Poi, ricordando gli estremi del filmato: “Era una cosa cupa, scura,
che dava una sensazione di fortissima oppressione, al punto che lo
stesso filmato in sé, le riprese dico, risultavano fosche, davvero
plumbee, allucinate, oniriche. Non sembrava neanche reale. Erano
riprese fatte male, brusche, eppure, o anche per questo, oltremodo
angoscianti”. Rebori ricorda la forte personalità di Senzani, il
suo contegno alle udienze, sorta di “terrorismo interno al
processo, col suo affacciarsi dal gabbiotto, far segnare i numeri di
targa delle auto dei giurati, prendere note continuamente”.
Inoltre, il magistrato, che ha chiuso la carriera nel 2008 come
presidente del Tribunale a Macerata, aggiunge di avere avuto
l'impressione che il Molinari in effetti fosse solo un elemento di
disturbo, inserito nel processo Peci al fine di sabotarlo. Rebori,
che il mostro l'ha visto da più vicino di Delbono e proprio quando
era più mostruoso, aggiunge altri particolari: “C'era un gruppo di
abruzzesi, piuttosto velleitari, che volevano affiliarsi alle BR,
gente in contatti coi marchigiani coinvolti a vario titolo nella
vicenda Peci. Ma la gran parte del processo fu perduta intorno a un
personaggio, un insegnante di ginnastica di Falconara, il quale stava
in una posizione ambigua, quella del basista, secondo l'ipotesi
accusatoria, quello che sorvegliava i movimenti di Peci in funzione
del sequestro. Fu chiamato in causa dal pentito Buzzati, ed era
difeso dall'avvocato Pecorella. Si rese necessario cercare i
necessari riscontri, che in effetti vennero fuori copiosi: tanto per
cominciare, le contravvenzioni prese dalla sua moto a San Benedetto,
dove non risultava mai essere stato prima, vicinissimo all'abitazione
del Peci. Tra l'altro, questo ex insegnante, una volta arrestato, fu
portato nel carcere di Terni dove partecipò alla famosa sommossa
come militante brigatista del fronte carceri”. Il giudice precisa
che “Le prove contro Senzani e i suoi diretti collaboratori erano
schiaccianti”, e che “Le
Marche furono un po' la culla delle BR: oltre a Moretti e Peci e ad
altri elementi minori, solo nella nostra provincia [Macerata],
c'erano almeno altri due nuclei, uno a Falconara [in realtà in
provincia di Ancona] e l'altro a Tolentino.
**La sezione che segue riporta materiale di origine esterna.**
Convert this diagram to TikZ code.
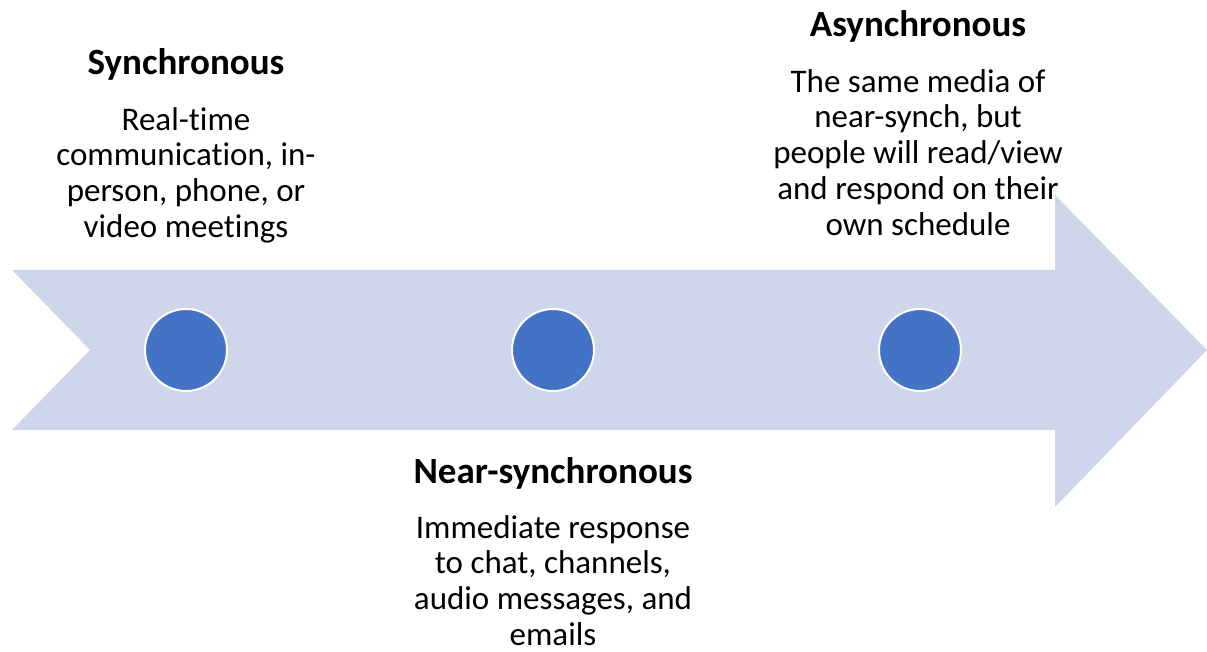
\documentclass[tikz,border=0pt]{standalone}
\usepackage{fontspec}
\setmainfont[Ligatures=NoCommon]{Carlito}
\usetikzlibrary{positioning}

\definecolor{bandblue}{HTML}{CFD5EA}
\definecolor{dotblue}{HTML}{4472C4}

\begin{document}
\begin{tikzpicture}[
        x=1pt, y=-1pt,
        node distance=26pt,
        hnode/.style={font=\bfseries\fontsize{37}{44}\selectfont, inner sep=0pt},
        tnode/.style={font=\fontsize{33}{35.8}\selectfont, align=center, inner sep=0pt},
        dnode/.style={circle, fill=dotblue, draw=white, line width=2pt, minimum size=82pt, inner sep=0pt},
      ]
        \useasboundingbox (0,0) rectangle (1207,652);

        % the band with notched tail and arrow head
        \fill[bandblue] (12,270) -- (1055,270) -- (1055,195) -- (1207,350)
            -- (1055,507) -- (1055,430) -- (12,430) -- (90,350) -- cycle;

        \node[dnode] (dsync)  at (186,350) {};
        \node[dnode] (dnear)  at (553,350) {};
        \node[dnode] (dasync) at (920,350) {};

        \node[hnode, anchor=base] (sync) at (186,75) {Synchronous};
        \node[tnode] (synctxt) [below=of sync] {Real-time\\communication, in-\\person, phone, or\\video meetings};

        \node[hnode, anchor=base] (near) at (553,483) {Near-synchronous};
        \node[tnode] (neartxt) [below=of near] {Immediate response\\to chat, channels,\\audio messages, and\\emails};

        \node[hnode, anchor=base] (async) at (918,37) {Asynchronous};
        \node[tnode] (asynctxt) [below=of async] {The same media of\\near-synch, but\\people will read/view\\and respond on their\\own schedule};
      \end{tikzpicture}
\end{document}
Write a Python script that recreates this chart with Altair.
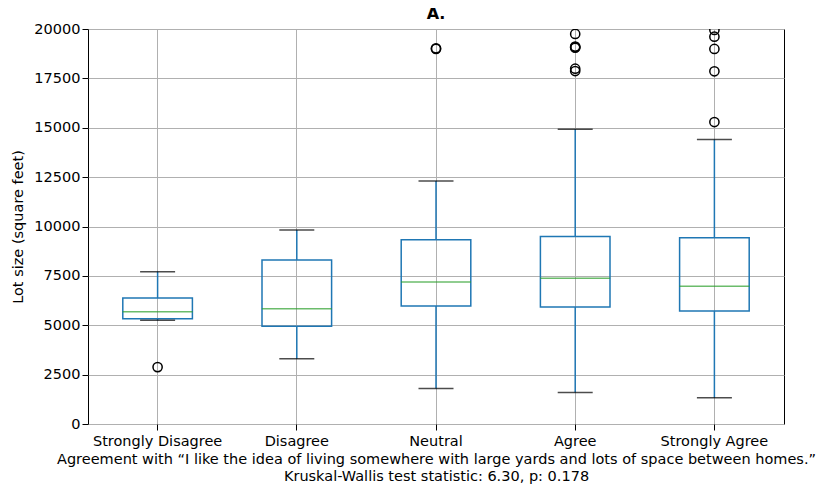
import altair as alt
import pandas as pd

categories = ["Strongly Disagree", "Disagree", "Neutral", "Agree", "Strongly Agree"]
whisker_low = [5250, 3300, 1800, 1590, 1330]
q1 = [5330, 4950, 5975, 5925, 5720]
median = [5680, 5840, 7190, 7380, 6970]
q3 = [6380, 8300, 9330, 9500, 9430]
whisker_high = [7710, 9820, 12300, 14920, 14400]

outlier_cats = ["Strongly Disagree",
                "Neutral", "Neutral",
                "Agree", "Agree", "Agree", "Agree", "Agree", "Agree",
                "Strongly Agree", "Strongly Agree", "Strongly Agree", "Strongly Agree", "Strongly Agree"]
outlier_vals = [2880,
                18990, 19020,
                19750, 19110, 19080, 19050, 17990, 17870,
                19950, 19610, 18990, 17860, 15290]

FONT = "DejaVu Sans"
BLUE = "#1f77b4"
GREEN = "#2ca02c"
FS = 14.5

box_df = pd.DataFrame({
    "cat": categories, "lo": whisker_low, "q1": q1, "med": median,
    "q3": q3, "hi": whisker_high,
})
out_df = pd.DataFrame({"cat": outlier_cats, "value": outlier_vals})

xscale = alt.Scale(type="band", domain=categories, paddingInner=0, paddingOuter=0)
xaxis = alt.Axis(
    title=["Agreement with \u201cI like the idea of living somewhere with large yards and lots of space between homes.\u201d",
           "Kruskal-Wallis test statistic: 6.30, p: 0.178"],
    labelAngle=0, bandPosition=0.5,
)
yscale = alt.Scale(domain=[0, 20000], nice=False, zero=True)
yaxis = alt.Axis(title="Lot size (square feet)", values=list(range(0, 20001, 2500)), format="d")

X = alt.X("cat:N", sort=categories, scale=xscale, axis=xaxis)

base = alt.Chart(box_df)

whisk_lo = base.mark_rule(color=BLUE, strokeWidth=1.5).encode(
    x=X, y=alt.Y("lo:Q", scale=yscale, axis=yaxis), y2="q1:Q")
whisk_hi = base.mark_rule(color=BLUE, strokeWidth=1.5).encode(
    x=X, y=alt.Y("q3:Q", scale=yscale, axis=yaxis), y2="hi:Q")
box = base.mark_bar(width=alt.RelativeBandSize(0.5), fillOpacity=0, stroke=BLUE,
                    strokeWidth=1.5).encode(
    x=X, y=alt.Y("q1:Q", scale=yscale, axis=yaxis), y2="q3:Q")
cap_lo = base.mark_tick(color="black", size=35, thickness=1.5).encode(
    x=X, y=alt.Y("lo:Q", scale=yscale, axis=yaxis))
cap_hi = base.mark_tick(color="black", size=35, thickness=1.5).encode(
    x=X, y=alt.Y("hi:Q", scale=yscale, axis=yaxis))
med = base.mark_tick(color=GREEN, size=70, thickness=1.5).encode(
    x=X, y=alt.Y("med:Q", scale=yscale, axis=yaxis))
outl = alt.Chart(out_df).mark_point(shape="circle", filled=False, color="black",
                                    size=85, strokeWidth=1.5, opacity=1, clip=True).encode(
    x=X, y=alt.Y("value:Q", scale=yscale, axis=yaxis))

chart = alt.layer(whisk_lo, whisk_hi, box, cap_lo, cap_hi, med, outl).properties(
    width=696, height=395,
    title=alt.TitleParams("A.", font=FONT, fontSize=16, fontWeight="bold", color="black",
                          anchor="middle", offset=5, dy=6),
    autosize=alt.AutoSizeParams(type="none"),
    padding={"left": 80, "right": 32, "top": 21, "bottom": 60},
).configure_view(
    stroke="black", strokeWidth=1,
).configure_axis(
    labelFont=FONT, titleFont=FONT, labelFontSize=FS, titleFontSize=FS,
    labelColor="black", titleColor="black", titleFontWeight="normal",
    grid=True, gridColor="#b0b0b0", gridWidth=1,
    domain=False, tickColor="black", tickSize=6, tickWidth=1,
    labelPadding=2,
).configure_axisX(
    titlePadding=5, titleLineHeight=17, labelPadding=4,
).configure_axisY(
    titlePadding=8,
)

chart.save("out.html", embed_options={"renderer": "svg", "actions": False})
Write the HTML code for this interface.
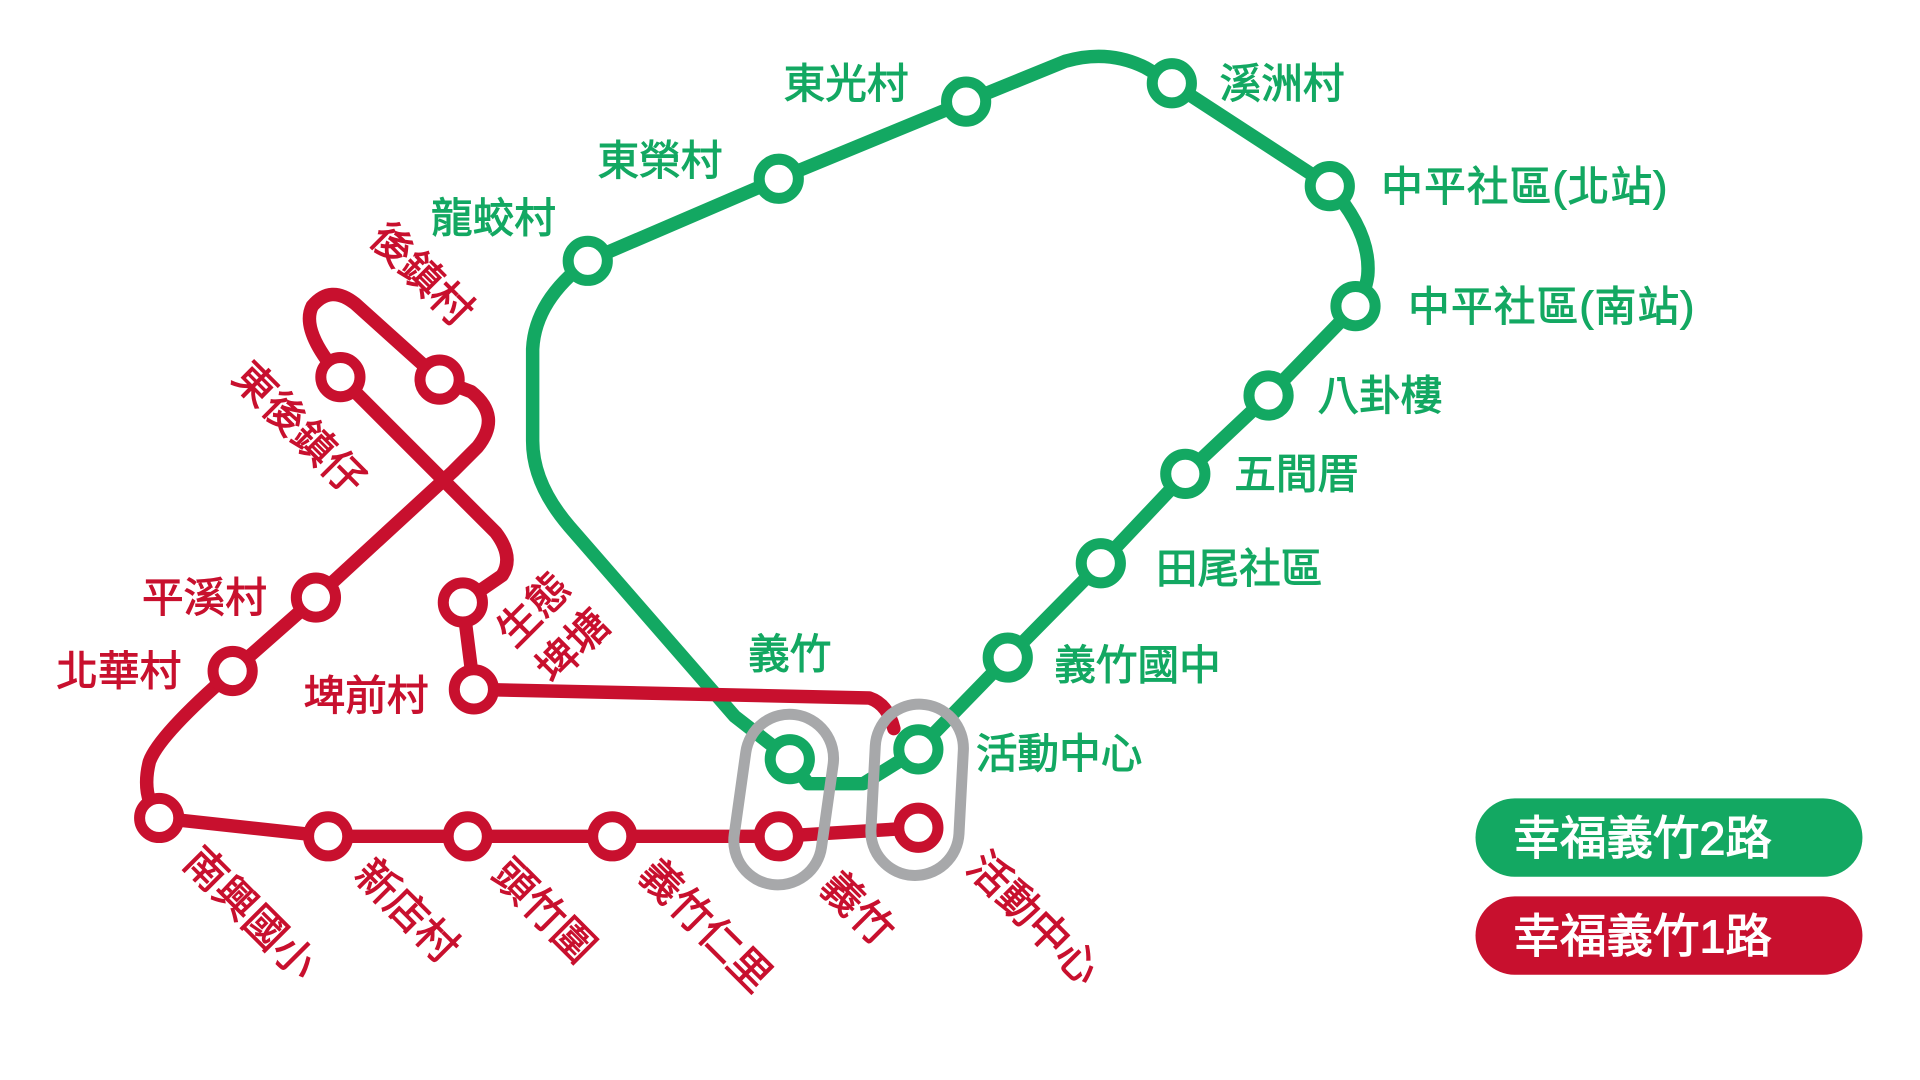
<!DOCTYPE html>
<html><head><meta charset="utf-8"><style>
html,body{margin:0;padding:0;background:#fff;width:1920px;height:1080px;overflow:hidden}
svg{display:block}
text{font-family:"Liberation Sans","Noto Sans CJK TC",sans-serif;font-weight:normal;stroke-width:0.8}
.g{fill:#13a862;stroke:#13a862;font-size:34px}
.r{fill:#c8102e;stroke:#c8102e;font-size:34px}
.w{fill:#fff;stroke:#fff;font-size:38px;stroke-width:0.9}
</style></head><body>
<svg width="1920" height="1080" viewBox="0 0 1568 882" preserveAspectRatio="none" xmlns="http://www.w3.org/2000/svg">
<g fill="none" stroke-linecap="round" stroke-linejoin="round" stroke-width="11">
<path stroke="#13a862" d="M645,620 L600,585 L465,430 Q435,395 435,360 L435,285 Q437,245 480,213 L636,146 L789,83 L870,50 Q905,40 935,55 L957,68 L1086,152 Q1120,190 1117,225 Q1115,240 1107,250 L1036,323 L968,387 L899,460 L823,537 L750,612 L705,640 L660,640 L645,620"/>
<path stroke="#c8102e" d="M750,676 L636,683 L500,683 L382,683 L268,683 L130,668 Q115,650 122,622 Q130,600 190,548 L258,488 L370,385 L390,365 Q410,340 385,320 L359,310 L290,248 Q270,232 255,250 Q245,270 278,308 L405,435 Q420,455 410,470 L378,492 L387,563 L710,570 Q725,575 730,595"/>
</g>
<g fill="none" stroke="#a7a8aa" stroke-width="9">
<rect x="604" y="583" width="72" height="140" rx="36" transform="rotate(8 640 653)"/>
<rect x="713" y="575" width="72" height="140" rx="36" transform="rotate(3 749 645)"/>
</g>
<g fill="#fff" stroke-width="9">
<g stroke="#13a862">
<circle cx="480" cy="213" r="16"/><circle cx="636" cy="146" r="16"/><circle cx="789" cy="83" r="16"/>
<circle cx="957" cy="68" r="16"/><circle cx="1086" cy="152" r="16"/><circle cx="1107" cy="250" r="16"/>
<circle cx="1036" cy="323" r="16"/><circle cx="968" cy="387" r="16"/><circle cx="899" cy="460" r="16"/>
<circle cx="823" cy="537" r="16"/><circle cx="750" cy="612" r="16"/><circle cx="645" cy="620" r="16"/>
</g>
<g stroke="#c8102e">
<circle cx="359" cy="310" r="16"/><circle cx="278" cy="308" r="16"/><circle cx="258" cy="488" r="16"/>
<circle cx="190" cy="548" r="16"/><circle cx="378" cy="492" r="16"/><circle cx="387" cy="563" r="16"/>
<circle cx="130" cy="668" r="16"/><circle cx="268" cy="683" r="16"/><circle cx="382" cy="683" r="16"/>
<circle cx="500" cy="683" r="16"/><circle cx="636" cy="683" r="16"/><circle cx="750" cy="676" r="16"/>
</g>
</g>
<text class="g" x="352" y="190">龍蛟村</text>
<text class="g" x="488" y="143">東榮村</text>
<text class="g" x="640" y="80">東光村</text>
<text class="g" x="996" y="80">溪洲村</text>
<text class="g" x="1128" y="164" letter-spacing="1">中平社區(北站)</text>
<text class="g" x="1150" y="262" letter-spacing="1">中平社區(南站)</text>
<text class="g" x="1076" y="335">八卦樓</text>
<text class="g" x="1008" y="399">五間厝</text>
<text class="g" x="944" y="476">田尾社區</text>
<text class="g" x="861" y="555">義竹國中</text>
<text class="g" x="797" y="627">活動中心</text>
<text class="g" x="611" y="546">義竹</text>
<text class="r" x="116" y="500">平溪村</text>
<text class="r" x="46" y="560">北華村</text>
<text class="r" x="248" y="580">埤前村</text>
<text class="r" transform="translate(300,196) rotate(45)">後鎮村</text>
<text class="r" transform="translate(188,310) rotate(45)">東後鎮仔</text>
<text class="r" transform="translate(420,530) rotate(-45)">生態</text>
<text class="r" transform="translate(452,560) rotate(-45)">埤塘</text>
<text class="r" transform="translate(148,706) rotate(45)">南興國小</text>
<text class="r" transform="translate(288,716) rotate(45)">新店村</text>
<text class="r" transform="translate(400,716) rotate(45)">頭竹圍</text>
<text class="r" transform="translate(520,716) rotate(45)">義竹仁里</text>
<text class="r" transform="translate(668,726) rotate(45)">義竹</text>
<text class="r" transform="translate(788,710) rotate(45)">活動中心</text>
<rect x="1205" y="652" width="316" height="64" rx="32" fill="#13a862"/>
<text class="w" x="1236" y="698">幸福義竹2路</text>
<rect x="1205" y="732" width="316" height="64" rx="32" fill="#c8102e"/>
<text class="w" x="1236" y="778">幸福義竹1路</text>
</svg>
</body></html>
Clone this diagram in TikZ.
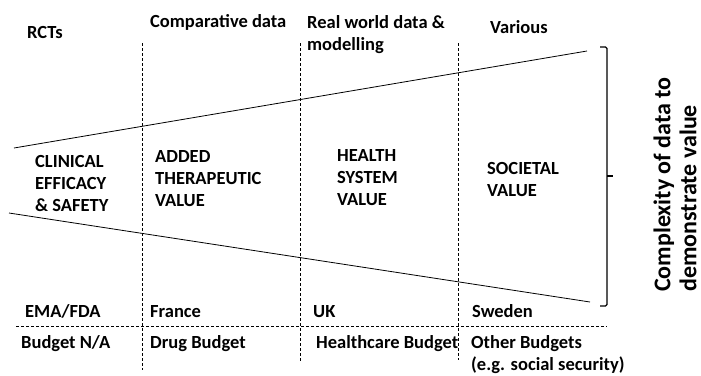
\documentclass[tikz,border=0pt]{standalone}
\usepackage{fontspec}
\setmainfont{Carlito}[BoldFont={Carlito Bold}]
\usetikzlibrary{positioning}

\tikzset{
  txt/.style={font=\fontsize{18.5}{22}\selectfont\bfseries, anchor=base west, inner sep=0pt, align=left},
  big/.style={font=\fontsize{24}{26}\selectfont\bfseries, inner sep=0pt, align=left},
  sep/.style={dash pattern=on 3pt off 2pt, line width=0.7pt},
  edge/.style={line width=0.8pt},
}

\begin{document}
\begin{tikzpicture}[x=1pt, y=-1pt]
    \useasboundingbox (0,0) rectangle (701,375);

    % column separators
    \draw[sep] (142,43) -- (142,370);
    \draw[sep] (300,43) -- (300,362);
    \draw[sep] (458,43) -- (458,360);
    \draw[sep] (16,326) -- (607,326);

    % funnel
    \draw[edge] (14,148) -- (587,51);
    \draw[edge] (9,213) -- (590,302);

    % bracket
    \draw[line width=1.2pt, rounded corners=1.5pt] (600,47) -- (607,47) -- (607,306) -- (600,306);
    \draw[line width=1.2pt] (607,176) -- (613,176);

    % data sources
    \node[txt] (rct) at (27,38) {RCTs};
    \node[txt] (comp) at (150,27) {Comparative data};
    \node[txt] (rwd) at (307,50) {Real world data \&\\modelling};
    \node[txt] (var) at (490,33) {Various};

    % value levels
    \node[txt] (clin) at (35,211) {CLINICAL\\EFFICACY\\\& SAFETY};
    \node[txt] (added) at (155,206) {ADDED\\THERAPEUTIC\\VALUE};
    \node[txt] (hsys) at (337,205) {HEALTH\\SYSTEM\\VALUE};
    \node[txt] (soc) at (487,196) {SOCIETAL\\VALUE};

    % agencies
    \node[txt] (ema) at (25,317) {EMA/FDA};
    \node[txt] (fra) at (150,317) {France};
    \node[txt] (uk) at (313,317) {UK};
    \node[txt] (swe) at (472,317) {Sweden};

    % budgets
    \node[txt] (bna) at (21,348) {Budget N/A};
    \node[txt] (drug) at (150,348) {Drug Budget};
    \node[txt] (hc) at (316,348) {Healthcare Budget};
    \node[txt] (oth) at (471,370) {Other Budgets\\(e.g. social security)};

    \node[big, rotate=90, anchor=west] (cplx) at (675,292) {Complexity of data to\\demonstrate value};
\end{tikzpicture}
\end{document}
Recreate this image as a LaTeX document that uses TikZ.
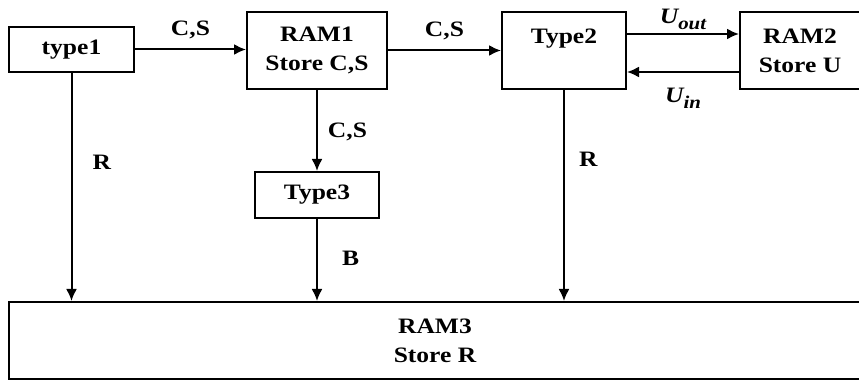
\documentclass[tikz,border=0pt]{standalone}
\usepackage{fontspec}
\setmainfont{Liberation Serif}[FakeStretch=1.16]
\usepackage{tikz}
\usetikzlibrary{arrows.meta}
\tikzset{blk/.style={draw,line width=1pt,inner sep=0pt,align=center},
  flow/.style={line width=1pt,-{Latex[length=6pt,width=5.5pt]}},
  lbl/.style={inner sep=0pt}}
\newcommand{\subtxt}[2]{\textit{#1\raisebox{-3pt}{\fontsize{9}{10}\selectfont #2}}}

\begin{document}
\begin{tikzpicture}[x=0.5pt,y=-0.5pt,font=\fontsize{11}{14.5}\selectfont\bfseries]
\clip(0,0)rectangle(859,383);
\node[blk,minimum width=62.5pt,minimum height=22.5pt](t1)at(71.5,49.5){type1};
\node[blk,minimum width=70pt,minimum height=38.5pt](ram1)at(317,50.5){RAM1\\Store C,S};
\node[blk,minimum width=62pt,minimum height=38.5pt](t2)at(564,50.5){Type2\\~};
\node[blk,minimum width=60pt,minimum height=38.5pt](ram2)at(800,50.5){RAM2\\Store U};
\node[blk,minimum width=62pt,minimum height=23pt](t3)at(317,195){Type3};
\node[blk,minimum width=426pt,minimum height=38.5pt](ram3)at(435,340.5){RAM3\\Store R};
\draw[flow](t1.east)--(t1.east-|ram1.west)node[lbl,midway,yshift=10pt]{C,S};
\draw[flow](ram1.east)--(t2.west)node[lbl,midway,yshift=10pt]{C,S};
\draw[flow]([yshift=8.25pt]t2.east)--([yshift=8.25pt]ram2.west)node[lbl,midway,yshift=7.5pt]{\subtxt{U}{out}};
\draw[flow]([yshift=-10.75pt]ram2.west)--([yshift=-10.75pt]t2.east)node[lbl,midway,yshift=-13pt]{\subtxt{U}{in}};
\draw[flow](ram1.south)--(t3.north)node[lbl,pos=0.52,right=5pt]{C,S};
\draw[flow](t1.south)--(t1.south|-ram3.north)node[lbl,pos=0.39,right=10pt]{R};
\draw[flow](t3.south)--(t3.south|-ram3.north)node[lbl,pos=0.48,right=12pt]{B};
\draw[flow](t2.south)--(t2.south|-ram3.north)node[lbl,pos=0.33,right=7pt]{R};
\end{tikzpicture}
\end{document}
Le
indagini poi non hanno portato a risultati eclatanti, ma quelle
persone, quelle sottocolonne c'erano e testimoniavano di un consenso
certamente minoritario, ma da non sottovalutare, anche qui nelle
Marche”.
Senzani era una di quelle menti
contorte che sfogavano le loro morbosità deliranti mandando al
macello i sottoposti, incaricato di liquidare, trascinandole nel
vortice della violenza più assurda, delle Brigate Rosse già cotte,
già allo sbando dopo l'operazione Moro e la risposta fulminea del
nucleo scelto di Dalla Chiesa. Poi lui, il professore, pur finendo in
galera si salvò a differenza di molti fantaccini della truppa buona
a nutrire i suoi giochi perversi e al fondo incomprensibili. Noi non
abbiamo visto, non vedremo il capolavoro di Delbono, ma siamo pronti
a scommettere che nulla di tutto questo vi avrà trovato posto.